** begin **

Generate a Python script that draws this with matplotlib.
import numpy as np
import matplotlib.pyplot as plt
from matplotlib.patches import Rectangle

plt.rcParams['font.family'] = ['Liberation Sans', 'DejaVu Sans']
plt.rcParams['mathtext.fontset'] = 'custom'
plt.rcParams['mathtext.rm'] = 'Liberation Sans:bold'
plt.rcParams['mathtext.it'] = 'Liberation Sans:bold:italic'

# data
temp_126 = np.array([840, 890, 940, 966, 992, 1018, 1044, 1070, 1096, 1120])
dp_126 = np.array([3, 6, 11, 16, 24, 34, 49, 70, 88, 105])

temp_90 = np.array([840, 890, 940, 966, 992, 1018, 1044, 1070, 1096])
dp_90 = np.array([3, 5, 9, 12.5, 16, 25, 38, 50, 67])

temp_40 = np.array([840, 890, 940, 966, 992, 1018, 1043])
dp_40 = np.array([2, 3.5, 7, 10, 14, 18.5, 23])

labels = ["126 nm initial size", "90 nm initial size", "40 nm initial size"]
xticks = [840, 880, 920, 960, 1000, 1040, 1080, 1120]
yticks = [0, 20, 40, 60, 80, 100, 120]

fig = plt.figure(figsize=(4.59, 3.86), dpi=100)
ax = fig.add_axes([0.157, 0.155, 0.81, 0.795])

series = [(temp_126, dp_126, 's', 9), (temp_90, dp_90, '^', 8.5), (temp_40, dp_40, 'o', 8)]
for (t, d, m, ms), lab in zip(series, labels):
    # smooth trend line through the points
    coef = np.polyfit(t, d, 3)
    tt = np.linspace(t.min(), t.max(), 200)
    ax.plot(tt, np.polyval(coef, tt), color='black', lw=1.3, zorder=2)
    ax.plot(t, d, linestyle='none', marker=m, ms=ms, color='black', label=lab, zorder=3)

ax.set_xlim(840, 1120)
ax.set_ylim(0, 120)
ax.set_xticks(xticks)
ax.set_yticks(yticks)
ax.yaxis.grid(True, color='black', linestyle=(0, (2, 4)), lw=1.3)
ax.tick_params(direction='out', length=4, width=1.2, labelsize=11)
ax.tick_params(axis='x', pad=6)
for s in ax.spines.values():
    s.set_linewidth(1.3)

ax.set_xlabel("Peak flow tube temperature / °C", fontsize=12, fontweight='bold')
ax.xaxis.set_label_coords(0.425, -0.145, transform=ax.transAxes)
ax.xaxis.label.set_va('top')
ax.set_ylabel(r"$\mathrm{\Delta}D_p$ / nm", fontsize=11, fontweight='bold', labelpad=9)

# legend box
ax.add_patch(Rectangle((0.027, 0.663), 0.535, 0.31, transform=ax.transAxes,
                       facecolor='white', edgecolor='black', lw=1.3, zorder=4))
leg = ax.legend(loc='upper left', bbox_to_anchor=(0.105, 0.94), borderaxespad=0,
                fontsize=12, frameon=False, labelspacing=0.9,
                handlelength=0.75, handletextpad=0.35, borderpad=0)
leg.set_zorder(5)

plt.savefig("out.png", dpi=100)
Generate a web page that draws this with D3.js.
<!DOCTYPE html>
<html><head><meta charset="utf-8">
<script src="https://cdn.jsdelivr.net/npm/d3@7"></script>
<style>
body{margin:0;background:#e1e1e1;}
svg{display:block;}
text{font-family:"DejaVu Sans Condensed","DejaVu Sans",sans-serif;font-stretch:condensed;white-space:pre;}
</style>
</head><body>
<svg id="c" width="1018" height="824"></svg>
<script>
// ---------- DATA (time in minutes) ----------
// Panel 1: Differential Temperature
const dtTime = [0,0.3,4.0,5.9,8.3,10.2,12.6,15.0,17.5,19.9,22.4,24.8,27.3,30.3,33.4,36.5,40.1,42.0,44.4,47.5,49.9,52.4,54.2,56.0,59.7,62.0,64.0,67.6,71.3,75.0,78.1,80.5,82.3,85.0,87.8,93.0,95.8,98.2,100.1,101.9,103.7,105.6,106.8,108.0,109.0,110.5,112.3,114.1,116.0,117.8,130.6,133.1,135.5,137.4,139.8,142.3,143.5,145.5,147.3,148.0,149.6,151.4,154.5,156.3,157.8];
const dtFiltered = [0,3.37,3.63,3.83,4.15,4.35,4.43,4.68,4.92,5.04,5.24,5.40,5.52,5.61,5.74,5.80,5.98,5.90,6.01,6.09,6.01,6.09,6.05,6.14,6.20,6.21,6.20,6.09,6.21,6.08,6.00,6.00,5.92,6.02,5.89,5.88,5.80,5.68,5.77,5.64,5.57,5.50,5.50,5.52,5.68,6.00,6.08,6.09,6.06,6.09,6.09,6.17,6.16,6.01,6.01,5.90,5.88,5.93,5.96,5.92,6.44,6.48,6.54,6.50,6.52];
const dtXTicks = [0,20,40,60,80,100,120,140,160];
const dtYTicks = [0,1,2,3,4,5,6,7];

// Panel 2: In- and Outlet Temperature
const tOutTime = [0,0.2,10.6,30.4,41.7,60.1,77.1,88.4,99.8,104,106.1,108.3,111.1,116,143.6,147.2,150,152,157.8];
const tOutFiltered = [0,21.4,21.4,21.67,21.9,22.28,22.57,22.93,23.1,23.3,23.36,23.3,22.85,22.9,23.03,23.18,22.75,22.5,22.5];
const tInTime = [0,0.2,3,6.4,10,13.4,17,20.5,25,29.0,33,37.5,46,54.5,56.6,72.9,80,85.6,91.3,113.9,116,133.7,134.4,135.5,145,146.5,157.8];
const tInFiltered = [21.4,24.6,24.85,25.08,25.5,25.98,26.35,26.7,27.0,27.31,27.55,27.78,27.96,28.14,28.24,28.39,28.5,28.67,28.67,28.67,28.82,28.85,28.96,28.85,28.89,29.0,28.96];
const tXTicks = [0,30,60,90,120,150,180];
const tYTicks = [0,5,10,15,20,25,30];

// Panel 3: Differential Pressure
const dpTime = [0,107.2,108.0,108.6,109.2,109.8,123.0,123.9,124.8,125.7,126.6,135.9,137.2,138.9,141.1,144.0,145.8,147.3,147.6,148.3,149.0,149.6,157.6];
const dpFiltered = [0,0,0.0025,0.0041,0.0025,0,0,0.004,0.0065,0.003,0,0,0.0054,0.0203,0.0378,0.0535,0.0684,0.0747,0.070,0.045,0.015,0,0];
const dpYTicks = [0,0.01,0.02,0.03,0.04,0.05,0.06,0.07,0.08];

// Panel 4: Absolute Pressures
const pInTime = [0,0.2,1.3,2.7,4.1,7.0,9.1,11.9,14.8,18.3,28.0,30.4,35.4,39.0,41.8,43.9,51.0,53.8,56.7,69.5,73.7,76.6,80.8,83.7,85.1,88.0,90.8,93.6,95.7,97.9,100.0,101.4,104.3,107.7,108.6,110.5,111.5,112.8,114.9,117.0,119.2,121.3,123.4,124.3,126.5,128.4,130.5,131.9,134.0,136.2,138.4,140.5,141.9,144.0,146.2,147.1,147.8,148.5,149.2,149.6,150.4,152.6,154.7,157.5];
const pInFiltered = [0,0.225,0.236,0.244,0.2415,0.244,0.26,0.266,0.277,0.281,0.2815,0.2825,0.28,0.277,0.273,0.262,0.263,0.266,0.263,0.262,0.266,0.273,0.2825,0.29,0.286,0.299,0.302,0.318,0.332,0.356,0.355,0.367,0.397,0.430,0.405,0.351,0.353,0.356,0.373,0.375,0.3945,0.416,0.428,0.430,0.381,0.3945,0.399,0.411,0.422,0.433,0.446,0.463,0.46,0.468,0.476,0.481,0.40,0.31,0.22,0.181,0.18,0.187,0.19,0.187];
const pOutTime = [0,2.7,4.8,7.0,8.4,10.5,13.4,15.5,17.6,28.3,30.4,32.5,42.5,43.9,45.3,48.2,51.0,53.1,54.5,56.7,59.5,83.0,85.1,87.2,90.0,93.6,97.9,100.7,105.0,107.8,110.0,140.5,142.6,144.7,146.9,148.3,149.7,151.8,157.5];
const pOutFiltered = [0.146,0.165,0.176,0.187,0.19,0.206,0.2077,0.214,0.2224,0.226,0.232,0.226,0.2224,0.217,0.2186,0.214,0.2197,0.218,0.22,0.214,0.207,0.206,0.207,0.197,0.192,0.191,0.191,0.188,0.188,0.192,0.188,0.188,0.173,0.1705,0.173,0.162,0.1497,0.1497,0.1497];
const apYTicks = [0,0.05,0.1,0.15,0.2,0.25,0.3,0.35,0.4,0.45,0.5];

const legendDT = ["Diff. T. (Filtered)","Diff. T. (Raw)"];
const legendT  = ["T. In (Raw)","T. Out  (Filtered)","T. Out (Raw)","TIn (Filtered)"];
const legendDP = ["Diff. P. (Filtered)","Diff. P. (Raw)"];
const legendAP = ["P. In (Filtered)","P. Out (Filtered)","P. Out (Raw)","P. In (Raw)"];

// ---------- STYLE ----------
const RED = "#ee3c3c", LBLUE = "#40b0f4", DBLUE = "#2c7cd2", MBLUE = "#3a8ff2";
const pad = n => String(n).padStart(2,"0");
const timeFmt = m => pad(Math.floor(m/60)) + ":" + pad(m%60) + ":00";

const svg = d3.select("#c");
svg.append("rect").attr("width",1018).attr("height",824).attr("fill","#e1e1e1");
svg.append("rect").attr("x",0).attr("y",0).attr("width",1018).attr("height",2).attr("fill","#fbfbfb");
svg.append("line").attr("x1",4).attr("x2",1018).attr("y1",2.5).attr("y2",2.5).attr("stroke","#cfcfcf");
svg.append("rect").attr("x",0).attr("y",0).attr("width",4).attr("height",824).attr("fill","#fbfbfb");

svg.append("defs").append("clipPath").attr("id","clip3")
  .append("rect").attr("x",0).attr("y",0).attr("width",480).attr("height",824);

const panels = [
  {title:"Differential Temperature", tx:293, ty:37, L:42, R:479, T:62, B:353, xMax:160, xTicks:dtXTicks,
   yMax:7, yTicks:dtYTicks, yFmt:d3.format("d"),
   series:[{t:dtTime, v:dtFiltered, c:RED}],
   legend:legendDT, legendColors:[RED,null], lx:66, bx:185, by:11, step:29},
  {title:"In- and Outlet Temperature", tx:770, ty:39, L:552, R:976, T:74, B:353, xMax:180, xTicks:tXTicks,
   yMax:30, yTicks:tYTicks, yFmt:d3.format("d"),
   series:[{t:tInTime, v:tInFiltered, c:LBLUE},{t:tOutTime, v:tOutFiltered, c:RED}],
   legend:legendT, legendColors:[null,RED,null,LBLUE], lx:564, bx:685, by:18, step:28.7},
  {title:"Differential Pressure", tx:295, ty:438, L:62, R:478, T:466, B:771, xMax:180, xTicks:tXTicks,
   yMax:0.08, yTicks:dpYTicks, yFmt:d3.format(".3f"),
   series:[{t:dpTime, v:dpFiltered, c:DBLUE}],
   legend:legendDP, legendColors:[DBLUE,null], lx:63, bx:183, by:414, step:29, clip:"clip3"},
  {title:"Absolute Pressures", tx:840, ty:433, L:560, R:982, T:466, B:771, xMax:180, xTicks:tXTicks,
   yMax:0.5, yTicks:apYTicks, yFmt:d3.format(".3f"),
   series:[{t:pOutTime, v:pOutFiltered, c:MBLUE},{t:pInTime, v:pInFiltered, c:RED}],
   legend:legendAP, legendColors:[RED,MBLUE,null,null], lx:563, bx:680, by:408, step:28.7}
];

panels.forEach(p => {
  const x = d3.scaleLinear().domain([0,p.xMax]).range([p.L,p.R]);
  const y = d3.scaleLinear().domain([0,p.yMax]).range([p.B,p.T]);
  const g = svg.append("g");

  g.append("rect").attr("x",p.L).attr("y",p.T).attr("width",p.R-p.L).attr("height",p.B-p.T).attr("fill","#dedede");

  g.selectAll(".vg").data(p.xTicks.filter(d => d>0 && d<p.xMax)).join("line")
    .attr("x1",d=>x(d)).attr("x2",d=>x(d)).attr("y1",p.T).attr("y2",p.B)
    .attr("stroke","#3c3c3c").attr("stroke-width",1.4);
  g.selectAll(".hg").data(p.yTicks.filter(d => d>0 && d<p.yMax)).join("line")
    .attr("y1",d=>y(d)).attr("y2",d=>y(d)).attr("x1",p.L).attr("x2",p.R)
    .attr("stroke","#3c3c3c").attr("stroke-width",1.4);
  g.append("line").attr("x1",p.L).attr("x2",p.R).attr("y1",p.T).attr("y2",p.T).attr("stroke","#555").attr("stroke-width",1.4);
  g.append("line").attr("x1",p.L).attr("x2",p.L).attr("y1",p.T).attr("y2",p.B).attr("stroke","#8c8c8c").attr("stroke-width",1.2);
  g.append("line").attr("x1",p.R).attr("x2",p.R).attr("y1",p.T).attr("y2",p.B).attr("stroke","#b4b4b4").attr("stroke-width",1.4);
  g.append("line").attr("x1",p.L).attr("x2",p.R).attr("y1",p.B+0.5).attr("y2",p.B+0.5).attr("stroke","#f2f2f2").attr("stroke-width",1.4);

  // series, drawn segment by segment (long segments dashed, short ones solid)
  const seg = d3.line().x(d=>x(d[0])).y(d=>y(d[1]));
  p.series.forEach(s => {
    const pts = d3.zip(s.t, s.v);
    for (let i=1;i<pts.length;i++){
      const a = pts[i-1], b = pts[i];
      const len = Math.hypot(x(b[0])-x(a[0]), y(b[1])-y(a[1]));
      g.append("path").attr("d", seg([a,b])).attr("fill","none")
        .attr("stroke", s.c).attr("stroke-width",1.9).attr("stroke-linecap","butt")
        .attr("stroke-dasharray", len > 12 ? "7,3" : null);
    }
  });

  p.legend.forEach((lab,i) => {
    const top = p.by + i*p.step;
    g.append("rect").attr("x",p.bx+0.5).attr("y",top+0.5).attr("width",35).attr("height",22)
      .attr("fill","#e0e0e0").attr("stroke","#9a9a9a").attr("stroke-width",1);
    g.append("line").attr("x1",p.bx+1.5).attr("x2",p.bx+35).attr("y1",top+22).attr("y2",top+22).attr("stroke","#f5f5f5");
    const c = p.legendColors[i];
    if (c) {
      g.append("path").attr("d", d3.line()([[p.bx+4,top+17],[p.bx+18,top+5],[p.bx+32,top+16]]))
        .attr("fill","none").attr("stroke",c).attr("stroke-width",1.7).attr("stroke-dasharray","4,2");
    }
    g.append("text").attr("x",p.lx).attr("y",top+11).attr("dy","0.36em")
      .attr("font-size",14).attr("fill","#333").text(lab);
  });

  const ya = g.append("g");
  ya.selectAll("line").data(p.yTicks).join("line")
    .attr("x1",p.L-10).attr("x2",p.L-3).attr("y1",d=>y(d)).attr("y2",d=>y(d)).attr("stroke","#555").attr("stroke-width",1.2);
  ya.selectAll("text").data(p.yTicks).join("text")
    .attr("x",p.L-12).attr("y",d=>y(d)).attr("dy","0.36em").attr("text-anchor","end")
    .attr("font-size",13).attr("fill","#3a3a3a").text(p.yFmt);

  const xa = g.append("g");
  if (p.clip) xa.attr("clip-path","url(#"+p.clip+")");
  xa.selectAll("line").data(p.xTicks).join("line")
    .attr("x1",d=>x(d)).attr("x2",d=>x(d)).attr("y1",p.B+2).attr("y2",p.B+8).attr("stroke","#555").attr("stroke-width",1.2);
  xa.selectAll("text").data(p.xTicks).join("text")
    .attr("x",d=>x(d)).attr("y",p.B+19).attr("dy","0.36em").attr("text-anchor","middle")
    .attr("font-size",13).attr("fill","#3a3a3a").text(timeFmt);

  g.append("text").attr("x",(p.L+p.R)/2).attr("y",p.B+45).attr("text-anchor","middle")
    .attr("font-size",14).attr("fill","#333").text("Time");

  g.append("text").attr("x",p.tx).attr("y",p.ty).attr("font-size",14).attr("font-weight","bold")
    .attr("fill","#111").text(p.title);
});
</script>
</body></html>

** end **

§ **YOUR INSTRUCTIONS**:
Output exactly one stretch of the listing: from the line containing "Generate a web" through the line containing "const dpYTicks = [0,0.01,0.02,0.03,0.04,0.05,0.06,0.07,0.08];", both end lines included.

§ **OUTPUT OF THE EXERCISE**:
Generate a web page that draws this with D3.js.
<!DOCTYPE html>
<html><head><meta charset="utf-8">
<script src="https://cdn.jsdelivr.net/npm/d3@7"></script>
<style>
body{margin:0;background:#e1e1e1;}
svg{display:block;}
text{font-family:"DejaVu Sans Condensed","DejaVu Sans",sans-serif;font-stretch:condensed;white-space:pre;}
</style>
</head><body>
<svg id="c" width="1018" height="824"></svg>
<script>
// ---------- DATA (time in minutes) ----------
// Panel 1: Differential Temperature
const dtTime = [0,0.3,4.0,5.9,8.3,10.2,12.6,15.0,17.5,19.9,22.4,24.8,27.3,30.3,33.4,36.5,40.1,42.0,44.4,47.5,49.9,52.4,54.2,56.0,59.7,62.0,64.0,67.6,71.3,75.0,78.1,80.5,82.3,85.0,87.8,93.0,95.8,98.2,100.1,101.9,103.7,105.6,106.8,108.0,109.0,110.5,112.3,114.1,116.0,117.8,130.6,133.1,135.5,137.4,139.8,142.3,143.5,145.5,147.3,148.0,149.6,151.4,154.5,156.3,157.8];
const dtFiltered = [0,3.37,3.63,3.83,4.15,4.35,4.43,4.68,4.92,5.04,5.24,5.40,5.52,5.61,5.74,5.80,5.98,5.90,6.01,6.09,6.01,6.09,6.05,6.14,6.20,6.21,6.20,6.09,6.21,6.08,6.00,6.00,5.92,6.02,5.89,5.88,5.80,5.68,5.77,5.64,5.57,5.50,5.50,5.52,5.68,6.00,6.08,6.09,6.06,6.09,6.09,6.17,6.16,6.01,6.01,5.90,5.88,5.93,5.96,5.92,6.44,6.48,6.54,6.50,6.52];
const dtXTicks = [0,20,40,60,80,100,120,140,160];
const dtYTicks = [0,1,2,3,4,5,6,7];

// Panel 2: In- and Outlet Temperature
const tOutTime = [0,0.2,10.6,30.4,41.7,60.1,77.1,88.4,99.8,104,106.1,108.3,111.1,116,143.6,147.2,150,152,157.8];
const tOutFiltered = [0,21.4,21.4,21.67,21.9,22.28,22.57,22.93,23.1,23.3,23.36,23.3,22.85,22.9,23.03,23.18,22.75,22.5,22.5];
const tInTime = [0,0.2,3,6.4,10,13.4,17,20.5,25,29.0,33,37.5,46,54.5,56.6,72.9,80,85.6,91.3,113.9,116,133.7,134.4,135.5,145,146.5,157.8];
const tInFiltered = [21.4,24.6,24.85,25.08,25.5,25.98,26.35,26.7,27.0,27.31,27.55,27.78,27.96,28.14,28.24,28.39,28.5,28.67,28.67,28.67,28.82,28.85,28.96,28.85,28.89,29.0,28.96];
const tXTicks = [0,30,60,90,120,150,180];
const tYTicks = [0,5,10,15,20,25,30];

// Panel 3: Differential Pressure
const dpTime = [0,107.2,108.0,108.6,109.2,109.8,123.0,123.9,124.8,125.7,126.6,135.9,137.2,138.9,141.1,144.0,145.8,147.3,147.6,148.3,149.0,149.6,157.6];
const dpFiltered = [0,0,0.0025,0.0041,0.0025,0,0,0.004,0.0065,0.003,0,0,0.0054,0.0203,0.0378,0.0535,0.0684,0.0747,0.070,0.045,0.015,0,0];
const dpYTicks = [0,0.01,0.02,0.03,0.04,0.05,0.06,0.07,0.08];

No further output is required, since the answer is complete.